Spark源码分析之worker节点启动driver和executor

一、启动driver

1.首先在Master.scala类中执行schedule()方法,该方法主要有两个方法lanuchDriver()和launchExecutor()分别用来启动driver和executor。在master上面一旦可用资源发生变动或者有新的application提交进来之后就会调用该schedule()方法。

2.先去调度所有的driver,针对这些application采取严格的优先级.当该worker上面的可用内存大于application需要的内存,以及worker上面可用的core数目大于application中需要的core数目,通过launchDriver(worker, driver)才能够启动dirver,启动之后将该dirver就从正在等待的driver列表(ArrayBuffer)中删除同时将当前driver的状态设置为(launched=)true。

def launchDriver(worker: WorkerInfo, driver: DriverInfo) {
    logInfo("Launching driver " + driver.id + " on worker " + worker.id)
    worker.addDriver(driver)
    driver.worker = Some(worker)
    worker.actor ! LaunchDriver(driver.id, driver.desc)//向Worker节点发送一个基于AKKA ACTOR的事件通知模型的样例类LaunchDriver
    driver.state = DriverState.RUNNING
  }

3.worker接收到master发送来的LanuchDriver事件通知(Worker.scala类中)

case LaunchDriver(driverId, driverDesc) => {
      logInfo(s"Asked to launch driver $driverId")
      val driver = new DriverRunner(
        conf,
        driverId,
        workDir,
        sparkHome,
        driverDesc.copy(command = Worker.maybeUpdateSSLSettings(driverDesc.command, conf)),
        self,
        akkaUrl)
      drivers(driverId) = driver
      driver.start()

      coresUsed += driverDesc.cores
      memoryUsed += driverDesc.mem
    }

在LaunchRiver内部,创建DriverRunner对象(内部封装了一个线程),将DriverRunner对象添加进该Worker内部的dirver列表(HashMap<Key(driverID), Value(DriverRunner对象)>),调用DriverRunner对象的start方法,同时修改该worker进程的可用cores个数,内存个数。

4.查看driver.start()方法(DriverRunner.scala)

def start() = {
    new Thread("DriverRunner for " + driverId) {
      override def run() {
        try {
          val driverDir = createWorkingDirectory()
          val localJarFilename = downloadUserJar(driverDir)

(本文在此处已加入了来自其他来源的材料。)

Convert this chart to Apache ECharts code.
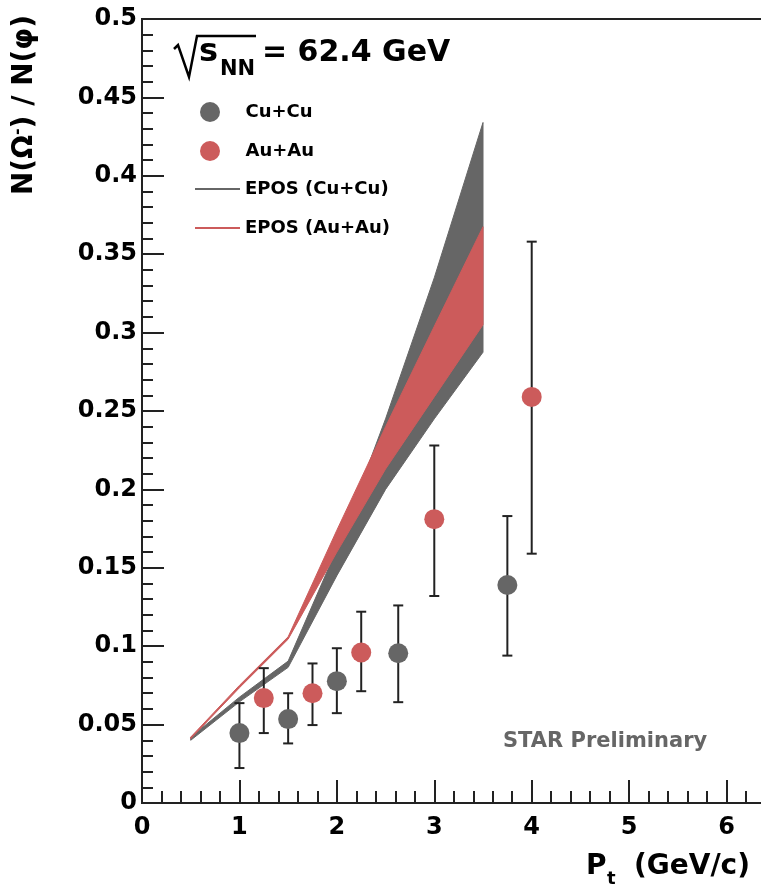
<!DOCTYPE html>
<html>
<head>
<meta charset="utf-8">
<script src="https://cdn.jsdelivr.net/npm/echarts@6/dist/echarts.min.js"></script>
<style>
html, body { margin: 0; padding: 0; background: #fff; }
#chart { width: 761px; height: 887px; }
</style>
</head>
<body>
<div id="chart"></div>
<script>
// measured points (STAR, 62.4 GeV)
const cuX  = [1.0, 1.5, 2.0, 2.63, 3.75];
const cuY  = [0.0446, 0.0535, 0.0777, 0.0955, 0.139];
const cuLo = [0.0223, 0.038, 0.0573, 0.0643, 0.094];
const cuHi = [0.0637, 0.070, 0.0987, 0.126, 0.183];

const auX  = [1.25, 1.75, 2.25, 3.0, 4.0];
const auY  = [0.0669, 0.070, 0.096, 0.181, 0.259];
const auLo = [0.0446, 0.0497, 0.0713, 0.132, 0.159];
const auHi = [0.086, 0.089, 0.122, 0.228, 0.358];

// EPOS bands
const eposX      = [0.5, 1.0, 1.5, 2.0, 2.5, 3.0, 3.5];
const eposCuLow  = [0.040, 0.0645, 0.0865, 0.145, 0.200, 0.245, 0.2875];
const eposCuHigh = [0.042, 0.0675, 0.0905, 0.162, 0.245, 0.335, 0.434];
const eposAuLow  = [0.041, 0.0735, 0.1045, 0.160, 0.213, 0.259, 0.305];
const eposAuHigh = [0.042, 0.0750, 0.1060, 0.174, 0.240, 0.304, 0.3675];

const GRAY = '#666666';
const RED = '#cc5b5b';
const FONT = 'DejaVu Sans';

function bandRender(xs, lo, hi) {
    return function (params, api) {
        if (params.dataIndex !== 0) return;
        let pts = [];
        for (let i = 0; i < xs.length; i++) pts.push(api.coord([xs[i], hi[i]]));
        for (let i = xs.length - 1; i >= 0; i--) pts.push(api.coord([xs[i], lo[i]]));
        let c = api.visual('color');
        return {
            type: 'polygon',
            shape: { points: pts },
            style: { fill: c, stroke: c, lineWidth: 1 }
        };
    };
}

function errorBarRender(params, api) {
    let x = api.value(0);
    let top = api.coord([x, api.value(2)]);
    let bot = api.coord([x, api.value(1)]);
    let cap = 5;
    let st = { stroke: '#222', lineWidth: 2 };
    return {
        type: 'group',
        children: [
            { type: 'line', shape: { x1: top[0], y1: top[1], x2: bot[0], y2: bot[1] }, style: st },
            { type: 'line', shape: { x1: top[0] - cap, y1: top[1], x2: top[0] + cap, y2: top[1] }, style: st },
            { type: 'line', shape: { x1: bot[0] - cap, y1: bot[1], x2: bot[0] + cap, y2: bot[1] }, style: st }
        ]
    };
}

const zip = (xs, ...cols) => xs.map((x, i) => [x].concat(cols.map(c => c[i])));

const legendText = { fontFamily: FONT, fontWeight: 'bold', fontSize: 18, color: '#000', lineHeight: 20 };

const option = {
    animation: false,
    backgroundColor: '#fff',
    grid: {
        left: 142, top: 19, width: 682, height: 784,
        show: true, borderColor: '#222', borderWidth: 2,
        outerBoundsMode: 'none'
    },
    legend: [{
        data: ['Cu+Cu', 'Au+Au'],
        orient: 'vertical', left: 195, top: 97,
        icon: 'circle', itemWidth: 45, itemHeight: 20, itemGap: 19,
        textStyle: Object.assign({ padding: [0, 0, 0, 8] }, legendText)
    }, {
        data: [{ name: 'EPOS (Cu+Cu)', icon: 'rect' }, { name: 'EPOS (Au+Au)', icon: 'rect' }],
        orient: 'vertical', left: 190, top: 174,
        itemWidth: 45, itemHeight: 2, itemGap: 19,
        textStyle: legendText
    }],
    xAxis: {
        type: 'value', min: 0, max: 7, interval: 1,
        axisLine: { lineStyle: { color: '#222', width: 2 } },
        axisTick: { inside: true, length: 23, lineStyle: { color: '#222', width: 2 } },
        minorTick: { show: true, splitNumber: 5, length: 12, lineStyle: { color: '#222', width: 2 } },
        splitLine: { show: false },
        axisLabel: { margin: 13, fontFamily: FONT, fontWeight: 'bold', fontSize: 24, color: '#000' }
    },
    yAxis: {
        type: 'value', min: 0, max: 0.5, interval: 0.05,
        axisLine: { show: true, lineStyle: { color: '#222', width: 2 } },
        axisTick: { show: true, inside: true, length: 22, lineStyle: { color: '#222', width: 2 } },
        minorTick: { show: true, splitNumber: 5, length: 11, lineStyle: { color: '#222', width: 2 } },
        splitLine: { show: false },
        axisLabel: { margin: 5, fontFamily: FONT, fontWeight: 'bold', fontSize: 24, color: '#000' }
    },
    series: [{
        name: 'EPOS (Cu+Cu)',
        type: 'custom',
        itemStyle: { color: GRAY },
        renderItem: bandRender(eposX, eposCuLow, eposCuHigh),
        encode: { x: 0, y: [1, 2] },
        data: zip(eposX, eposCuLow, eposCuHigh),
        z: 2
    }, {
        name: 'EPOS (Au+Au)',
        type: 'custom',
        itemStyle: { color: RED },
        renderItem: bandRender(eposX, eposAuLow, eposAuHigh),
        encode: { x: 0, y: [1, 2] },
        data: zip(eposX, eposAuLow, eposAuHigh),
        z: 3
    }, {
        name: 'cu-err',
        type: 'custom',
        renderItem: errorBarRender,
        encode: { x: 0, y: [1, 2] },
        data: zip(cuX, cuLo, cuHi),
        z: 4
    }, {
        name: 'au-err',
        type: 'custom',
        renderItem: errorBarRender,
        encode: { x: 0, y: [1, 2] },
        data: zip(auX, auLo, auHi),
        z: 4
    }, {
        name: 'Cu+Cu',
        type: 'scatter',
        symbol: 'circle', symbolSize: 20,
        itemStyle: { color: GRAY, opacity: 1 },
        data: zip(cuX, cuY),
        z: 5
    }, {
        name: 'Au+Au',
        type: 'scatter',
        symbol: 'circle', symbolSize: 20,
        itemStyle: { color: RED, opacity: 1 },
        data: zip(auX, auY),
        z: 5
    }],
    graphic: [
        // sqrt(s_NN) = 62.4 GeV
        { type: 'polyline', shape: { points: [[174, 49], [178, 45], [189, 77], [197, 36], [256, 36]] },
          style: { stroke: '#000', lineWidth: 2.5, fill: null } },
        { type: 'text', x: 199, y: 53, style: { text: 's', fontFamily: FONT, fontWeight: 'bold', fontSize: 32, fill: '#000', verticalAlign: 'middle' } },
        { type: 'text', x: 220, y: 70, style: { text: 'NN', fontFamily: FONT, fontWeight: 'bold', fontSize: 21, fill: '#000', verticalAlign: 'middle' } },
        { type: 'text', x: 262, y: 53, style: { text: '= 62.4 GeV', fontFamily: FONT, fontWeight: 'bold', fontSize: 30, fill: '#000', verticalAlign: 'middle' } },
        // y title
        { type: 'text', x: 25, y: 105, rotation: Math.PI / 2,
          style: { text: 'N(Ω{sup|-}) / N(φ)', align: 'center', verticalAlign: 'middle',
                   fontFamily: FONT, fontWeight: 'bold', fontSize: 28, fill: '#000',
                   rich: { sup: { fontFamily: FONT, fontWeight: 'bold', fontSize: 16, verticalAlign: 'top', lineHeight: 30, fill: '#000' } } } },
        // x title
        { type: 'text', x: 586, y: 867, style: { text: 'P', fontFamily: FONT, fontWeight: 'bold', fontSize: 28, fill: '#000', verticalAlign: 'middle' } },
        { type: 'text', x: 607, y: 879, style: { text: 't', fontFamily: FONT, fontWeight: 'bold', fontSize: 18, fill: '#000', verticalAlign: 'middle' } },
        { type: 'text', x: 750, y: 867, style: { text: '(GeV/c)', fontFamily: FONT, fontWeight: 'bold', fontSize: 28, fill: '#000', align: 'right', verticalAlign: 'middle' } },
        // preliminary tag
        { type: 'text', x: 503, y: 742, style: { text: 'STAR Preliminary', fontFamily: FONT, fontWeight: 'bold', fontSize: 21, fill: GRAY, verticalAlign: 'middle' } }
    ]
};

const chart = echarts.init(document.getElementById('chart'));
chart.setOption(option);
</script>
</body>
</html>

          def substituteVariables(argument: String): String = argument match {
            case "{{WORKER_URL}}" => workerUrl
            case "{{USER_JAR}}" => localJarFilename
            case other => other
          }

          // TODO: If we add ability to submit multiple jars they should also be added here
          /*
            类似组织启动进程的命令如下:
            Storm jar jar-path classpath paramters
           */
          val builder = CommandUtils.buildProcessBuilder(driverDesc.command, driverDesc.mem,
            sparkHome.getAbsolutePath, substituteVariables)
          launchDriver(builder, driverDir, driverDesc.supervise)
        }
        catch {
          case e: Exception => finalException = Some(e)
        }
        //获取当前driver的启动状态(KILLED ERROR FINISHED FAILED)
        val state =
          if (killed) {
            DriverState.KILLED
          } else if (finalException.isDefined) {
            DriverState.ERROR
          } else {
            finalExitCode match {
              case Some(0) => DriverState.FINISHED
              case _ => DriverState.FAILED
            }
          }

        finalState = Some(state)

        worker ! DriverStateChanged(driverId, state, finalException)
      }
    }.start()
  }
该方法主要作用:①创建的driver工作的目录,②从master中下载要执行的jar包(移动计算、不移动数据),③调用内部的方法launchDriver(ProcessBuilder, driverDriver, supervise)来启动driver启动ProcessBuilder(使用java的API去操作一个java的进程|Process Runtime)。 driver在此启动起来

并向worker发送DriverStateChanged(driverId, state, finalException)事件通知,worker接收到后,向master发送相同的DriverStateChanged(driverId, state, finalException)事件通知,

二、启动executor

1.类似于启动driver。在schedule()方法满足一定的条件(e.g:资源满足等等其他条件)启动launchExecutor()  (Master.scala)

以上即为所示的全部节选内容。